3. Cut four large pieces of parchment paper into 14-inch hearts by folding the paper in half and cutting half of a heart shape (like you would to make a paper valentine). Set aside.
4. In a medium bowl, toss together the fennel, kale, 2 tablespoons of the oil and 1 teaspoon of the salt. Open the hearts so the tip is facing toward you.
5. Place two slices of orange on the right side of each heart, close to the center. Divide the vegetable mixture on top of each set of orange slices.
6. Place a piece of fish on top of each mound and season each fillet with 1/8 teaspoon of the remaining salt and 1/8 teaspoon fennel pollen.

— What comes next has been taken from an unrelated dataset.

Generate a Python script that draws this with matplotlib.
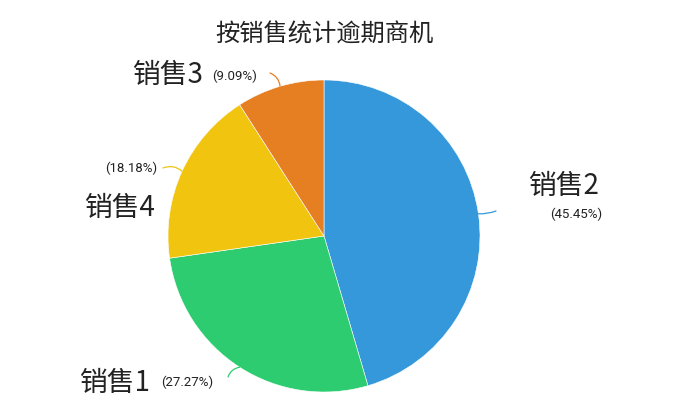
import numpy as np
import matplotlib.pyplot as plt

names = ['销售2', '销售1', '销售4', '销售3']
counts = [5, 3, 2, 1]
colors = ['#3498db', '#2ecc71', '#f1c40f', '#e67e22']
title = '按销售统计逾期商机'

W, H = 683, 413
cx, cy, R = 324, 236, 156

fig = plt.figure(figsize=(W / 100, H / 100), dpi=100)
ax = fig.add_axes([(cx - R) / W, (H - cy - R) / H, 2 * R / W, 2 * R / H])
wedges, _ = ax.pie(counts, colors=colors, startangle=90, counterclock=False,
                   radius=1, wedgeprops=dict(edgecolor='white', linewidth=0.4))
ax.set_xlim(-1, 1)
ax.set_ylim(-1, 1)
ax.set_aspect('equal')
ax.axis('off')

def px(x, y):
    # pixel (from top-left) -> data coords of the pie axes
    return (x - cx) / R, (cy - y) / R

cjk = ['Noto Sans CJK SC', 'DejaVu Sans']
num = ['Roboto', 'DejaVu Sans']

total = sum(counts)
# label layout: (leader end, name pos, pct pos)
layout = {
    '销售2': ((496, 211), (564, 186), (576, 214)),
    '销售1': ((228, 377), (115, 383), (187, 382)),
    '销售4': ((163, 168), (120, 208), (131, 168)),
    '销售3': ((270, 73), (168, 75), (235, 76)),
}
rads = {'销售2': -0.1, '销售1': -0.3, '销售4': -0.3, '销售3': -0.3}

for w, n, c, col in zip(wedges, names, counts, colors):
    mid = np.deg2rad((w.theta1 + w.theta2) / 2)
    edge = (np.cos(mid), np.sin(mid))
    end, npos, ppos = layout[n]
    ax.annotate('', xy=edge, xytext=px(*end), xycoords='data',
                arrowprops=dict(arrowstyle='-', color=col, lw=0.9,
                                shrinkA=0, shrinkB=0,
                                connectionstyle='arc3,rad=%s' % rads[n]),
                annotation_clip=False)
    ax.text(*px(*npos), n, ha='center', va='center', fontsize=20,
            family=cjk, fontweight='light', color='#222222', clip_on=False)
    ax.text(*px(*ppos), '(%.2f%%)' % (c / total * 100), ha='center', va='center',
            fontsize=9.5, family=num, color='#222222', clip_on=False)

fig.text(324 / W, 1 - 35 / H, title, ha='center', va='center', fontsize=17.5,
         family=cjk, fontweight='light', color='#222222')

fig.savefig('out.png', dpi=100)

7. Drizzle each piece of fish with 1/2 tablespoon of the remaining oil. Top each fillet with one of the remaining orange slices. Close the heart so it is now just a half of a heart and rotate it so the mound is facing you and the tip is away from you. Begin to make small folds, each one overlapping the last, around the edge of the package to seal the edges. When you get to the tip, fold the point under the packet.
8. Place the packets on a baking sheet and cook until the packet is slightly brown and puffed, 12 to 15 minutes. Using scissors or a small pairing knife, cut open the top of the each packet carefully, as the escaping steam will be hot.
9. Serve in the parchment packets for easy clean up.